I find that homeschool parents are often driven by this same fear of failure. This fear grates on us daily and rattles our foundations until our homeschooling looks just like traditional schooling – rudimentary and uninspired. We scoff at traditional schools and then turn around and use the same types of texts and curriculums, the same kinds of classroom activities, and the same systems of grading and evaluating. We know, instinctively, that much of this does not work or we wouldn’t have turned away from traditional schools in the first place. But we are immobilized to change because we ask ourselves, “Wonder if they’re right and I’m wrong?”

A few years ago I resolved to set fear aside when teaching my own children. I was tired of fear dictating my every move. I was tired of doing the same wrong things over and over again for the same wrong reasons. I was tired of ignoring everything I had ever been taught or had experienced for myself about how children learn. 

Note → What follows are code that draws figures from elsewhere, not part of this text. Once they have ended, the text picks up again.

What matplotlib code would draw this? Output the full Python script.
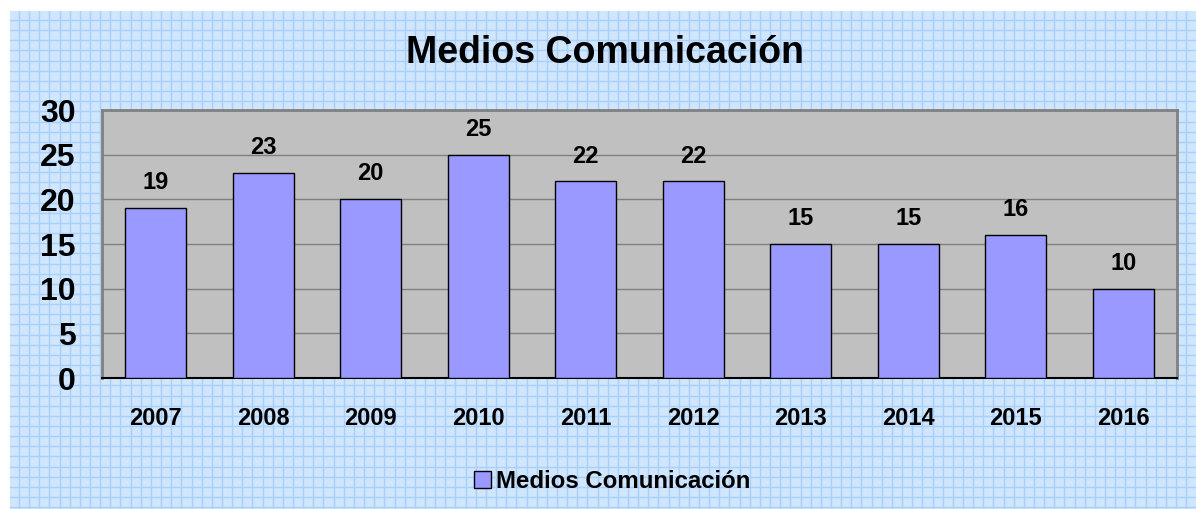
import numpy as np
import matplotlib
matplotlib.use("Agg")
import matplotlib.pyplot as plt
from matplotlib.patches import Rectangle
from matplotlib.lines import Line2D

# Datos
years = ["2007", "2008", "2009", "2010", "2011", "2012", "2013", "2014", "2015", "2016"]
values = [19, 23, 20, 25, 22, 22, 15, 15, 16, 10]
series_name = "Medios Comunicación"
title = "Medios Comunicación"

plt.rcParams["font.family"] = ["Liberation Sans", "DejaVu Sans"]
plt.rcParams["font.weight"] = "bold"

W, H = 1196, 509
fig = plt.figure(figsize=(W / 100, H / 100), dpi=100, facecolor="white")

# =========================
# Fondo papel cuadriculado
# =========================
x0, y0 = 10, 11
fig.patches.append(Rectangle((x0 / W, 0), 1 - x0 / W, 1 - y0 / H,
                             transform=fig.transFigure, facecolor="#cfe6fd",
                             edgecolor="none", zorder=-10))
for gx in np.arange(19, W, 10.15):
    fig.lines.append(Line2D([gx / W, gx / W], [0, 1 - y0 / H], transform=fig.transFigure,
                            color="#a9d0fb", lw=1.0, zorder=-9))
for gy in np.arange(20, H, 10.15):
    fig.lines.append(Line2D([x0 / W, 1], [1 - gy / H, 1 - gy / H], transform=fig.transFigure,
                            color="#a9d0fb", lw=1.0, zorder=-9))

# =========================
# Gráfico de barras
# =========================
ax = fig.add_axes([102 / W, 1 - 378 / H, (1177 - 102) / W, (378 - 110) / H])
ax.set_facecolor("#c0c0c0")

x = np.arange(len(years))
ax.bar(x, values, width=0.57, color="#9999ff", edgecolor="black", linewidth=1.0,
       zorder=3, label=series_name)

for xi, v in zip(x, values):
    ax.annotate(str(v), (xi, v), xytext=(0, 10), textcoords="offset points",
                ha="center", va="bottom", fontsize=17, fontweight="bold")

ax.set_xlim(-0.5, len(years) - 0.5)
ax.set_ylim(0, 30)
ax.set_yticks([0, 5, 10, 15, 20, 25, 30])
ax.set_xticks(x)
ax.set_xticklabels(years)
ax.yaxis.grid(True, color="#808080", lw=1.0, zorder=1)
ax.set_axisbelow(True)

ax.tick_params(axis="y", length=0, pad=19, labelsize=23)
ax.tick_params(axis="x", length=0, pad=21, labelsize=17)

for side in ["top", "left", "right"]:
    ax.spines[side].set_color("#808080")
    ax.spines[side].set_linewidth(2)
ax.spines["bottom"].set_color("black")
ax.spines["bottom"].set_linewidth(1.5)

fig.text(0.5055, 1 - 53 / H, title, ha="center", va="center",
         fontsize=27, fontweight="bold")

fig.legend(loc="center", bbox_to_anchor=(612 / W, 1 - 481 / H), frameon=False,
           handlelength=0.7, handleheight=0.7, handletextpad=0.2,
           prop={"weight": "bold", "size": 17.3})

plt.savefig("out.png", dpi=100, facecolor="white")
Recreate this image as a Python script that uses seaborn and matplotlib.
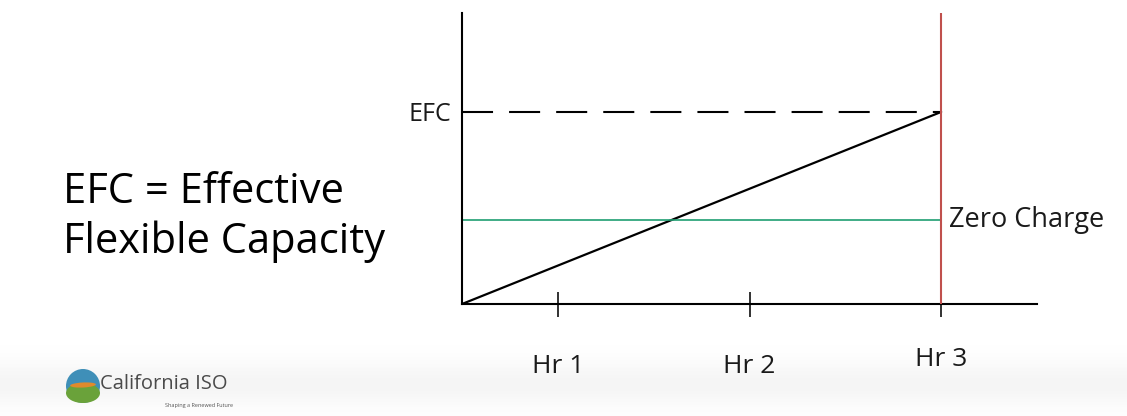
import matplotlib.pyplot as plt
import matplotlib.patches as mpatches
import seaborn as sns
import pandas as pd
import numpy as np

# chart values
hours = [0.5, 3.0]          # ramp start / end (Hr 3)
charge = [0.0, 0.66]        # 0 -> EFC
efc_level = 0.66
zero_charge_level = 0.29
tick_pos = [1, 2, 3]
tick_labels = ['Hr 1', 'Hr 2', 'Hr 3']

sns.set_theme(style='white')
plt.rcParams['font.family'] = ['Open Sans', 'DejaVu Sans']

fig = plt.figure(figsize=(11.27, 4.16), dpi=100)

# faint slide background band at the bottom
bg = fig.add_axes([0, 0, 1, 90 / 416], zorder=-10)
grad = np.linspace(0, 1, 60)
band = np.exp(-((grad - 0.35) / 0.25) ** 2)
bg.imshow(band[:, None] * np.ones((1, 10)), aspect='auto', cmap='Greys',
          vmin=0, vmax=12, extent=[0, 1, 0, 1], origin='lower')
bg.axis('off')

ax = fig.add_axes([462 / 1127, 112 / 416, 575 / 1127, 291 / 416])
ax.patch.set_alpha(0)

ramp = pd.DataFrame({'hour': hours, 'charge': charge})
sns.lineplot(data=ramp, x='hour', y='charge', color='black', linewidth=1.6, ax=ax)

ax.hlines(efc_level, hours[0], hours[1], colors='black', linewidth=1.5,
          linestyles=(0, (14.9, 7.7)))
ax.hlines(zero_charge_level, hours[0], hours[1], colors='#1f9e72', linewidth=1.2)
ax.axvline(hours[1], color='#c0504d', linewidth=1.5, zorder=5)

ax.set_xlim(0.5, 3.5)
ax.set_ylim(0, 1)
ax.set_xlabel('')
ax.set_ylabel('')
ax.set_xticks(tick_pos, tick_labels)
ax.set_yticks([efc_level], ['EFC'])
ax.tick_params(axis='x', direction='inout', length=18, width=1.3, color='#222222',
               pad=27, labelsize=19, labelcolor='#1a1a1a', bottom=True)
ax.tick_params(axis='y', length=0, pad=8, labelsize=18, labelcolor='#1a1a1a', left=True)
ax.get_xticklabels()[2].set_y(0.025)

for s in ['top', 'right']:
    ax.spines[s].set_visible(False)
for s in ['left', 'bottom']:
    ax.spines[s].set_color('black')
    ax.spines[s].set_linewidth(1.5)

ax.text(3.04, zero_charge_level, 'Zero Charge', va='center', ha='left',
        fontsize=19.5, color='#1a1a1a', clip_on=False)

fig.text(63 / 1127, 1 - 217 / 416, 'EFC = Effective\nFlexible Capacity', ha='left',
         va='center', fontsize=30, color='black', linespacing=1.25)

# logo
cx, cy = 83 / 1127, 1 - 386 / 416
fig.patches.append(mpatches.Ellipse((cx, cy), 34 / 1127, 34 / 416, transform=fig.transFigure,
                                    facecolor='#3f8fb8', edgecolor='none'))
fig.patches.append(mpatches.Ellipse((cx, cy - 7 / 416), 34 / 1127, 20 / 416,
                                    transform=fig.transFigure, facecolor='#6aa23a',
                                    edgecolor='none'))
fig.patches.append(mpatches.Ellipse((cx, cy + 1 / 416), 26 / 1127, 5 / 416, angle=10,
                                    transform=fig.transFigure, facecolor='#e08a2c',
                                    edgecolor='none'))
fig.text(100 / 1127, 1 - 384 / 416, 'California ISO', ha='left', va='center',
         fontsize=14.5, color='#4a4a4a')
fig.text(165 / 1127, 1 - 406 / 416, 'Shaping a Renewed Future', ha='left', va='center',
         fontsize=4, color='#555555')

fig.savefig('out.png', dpi=100)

So I changed the way I homeschooled my children. And a funny thing happened: My kids got smarter.  My home got happier. And our homeschool took a big, gratifying turn for the better.

This blog is about educational journeys – yours and mine. I want to tell you about my mine and I want to hear about yours. I was once employed as a news reporter so I’m naturally inclined to be curious about what people do and why they do it. I want to hear great thoughts and good ideas and I want to write about them.

I will try to be both practical and provocative on this blog. I will try to share both small suggestions and big ideas.  And, just to keep things fun and interesting, I will try to share a little bit of myself in the process. I’m looking forward to it.